Secondo il testo presentato il conseguimento della laurea magistrale in Medicina e Chirurgia "abilita all’esercizio della professione di medico-chirurgo, previa acquisizione del giudizio di idoneità". Si legge inoltre che per gli studenti che all'entrata in vigore del decreto risultino iscritti al corso di laurea, "resta ferma la facoltà di concludere gli studi, secondo l’ordinamento didattico previgente, con il conseguimento del solo titolo accademico. In tal caso resta ferma, altresì, la possibilità di conseguire successivamente l’abilitazione all’esercizio della professione di medico-chirurgo". Invece, i candidati della seconda sessione per gli esami di Stato di abilitazione del 2019, che hanno già conseguito l'idoneità, sono abilitati all'esercizio della professione.
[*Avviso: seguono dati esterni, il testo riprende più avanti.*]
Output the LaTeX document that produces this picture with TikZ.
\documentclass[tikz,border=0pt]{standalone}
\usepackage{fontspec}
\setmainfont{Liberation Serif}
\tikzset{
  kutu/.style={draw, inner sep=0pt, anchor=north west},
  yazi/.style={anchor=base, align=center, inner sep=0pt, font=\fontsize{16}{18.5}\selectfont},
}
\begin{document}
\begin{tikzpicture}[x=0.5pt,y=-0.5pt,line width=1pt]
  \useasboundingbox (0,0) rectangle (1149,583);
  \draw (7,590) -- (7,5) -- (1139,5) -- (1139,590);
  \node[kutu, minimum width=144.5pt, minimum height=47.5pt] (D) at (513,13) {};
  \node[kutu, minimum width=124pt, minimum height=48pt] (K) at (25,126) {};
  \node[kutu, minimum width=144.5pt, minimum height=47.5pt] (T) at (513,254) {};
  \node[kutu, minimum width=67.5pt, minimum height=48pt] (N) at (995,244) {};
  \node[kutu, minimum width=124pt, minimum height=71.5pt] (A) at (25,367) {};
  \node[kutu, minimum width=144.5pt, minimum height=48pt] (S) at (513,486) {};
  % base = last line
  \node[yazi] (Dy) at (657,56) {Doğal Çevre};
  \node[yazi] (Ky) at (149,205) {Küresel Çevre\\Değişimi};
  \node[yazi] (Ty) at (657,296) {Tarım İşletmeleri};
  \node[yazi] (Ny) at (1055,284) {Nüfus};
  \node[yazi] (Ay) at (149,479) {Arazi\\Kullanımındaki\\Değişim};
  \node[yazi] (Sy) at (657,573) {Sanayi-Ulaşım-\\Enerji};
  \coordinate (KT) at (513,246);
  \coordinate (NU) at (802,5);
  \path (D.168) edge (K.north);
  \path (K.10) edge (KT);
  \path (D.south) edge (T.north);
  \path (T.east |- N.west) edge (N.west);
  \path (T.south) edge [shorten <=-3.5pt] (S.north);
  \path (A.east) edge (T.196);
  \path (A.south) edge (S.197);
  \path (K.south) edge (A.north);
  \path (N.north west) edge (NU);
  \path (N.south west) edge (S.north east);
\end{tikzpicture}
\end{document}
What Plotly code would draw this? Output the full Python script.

La proposta, si legge ancora, "è finalizzata a superare, a regime, il meccanismo dell’abilitazione all’esercizio professionale per i laureati in medicina e chirurgia attraverso l’esame di Stato […] disponendo  che il conseguimento della laurea magistrale a ciclo unico in Medicina e Chirurgia – Classe LM/41 abiliti all’esercizio della professione di Medico Chirurgo previo giudizio di idoneità sui risultati relativi alle competenze dimostrate nel corso del tirocinio pratico-valutativo svolto all’interno del Corso di studi". Secondo quanto si legge nel documento, si tratterebbe di una scelta già oggetto di riflessione da tempo, da quando il tirocinio pratico è stato inserito nel corso di laurea: ancora di più in questa situazione di emergenza si pensa che "l’esame finale di laurea possa ricomprendere già quella valutazione circa la capacità all’esercizio della professione di medico, come peraltro è testimoniato dalla bassissima percentuale di bocciati all’esame d'abilitazione".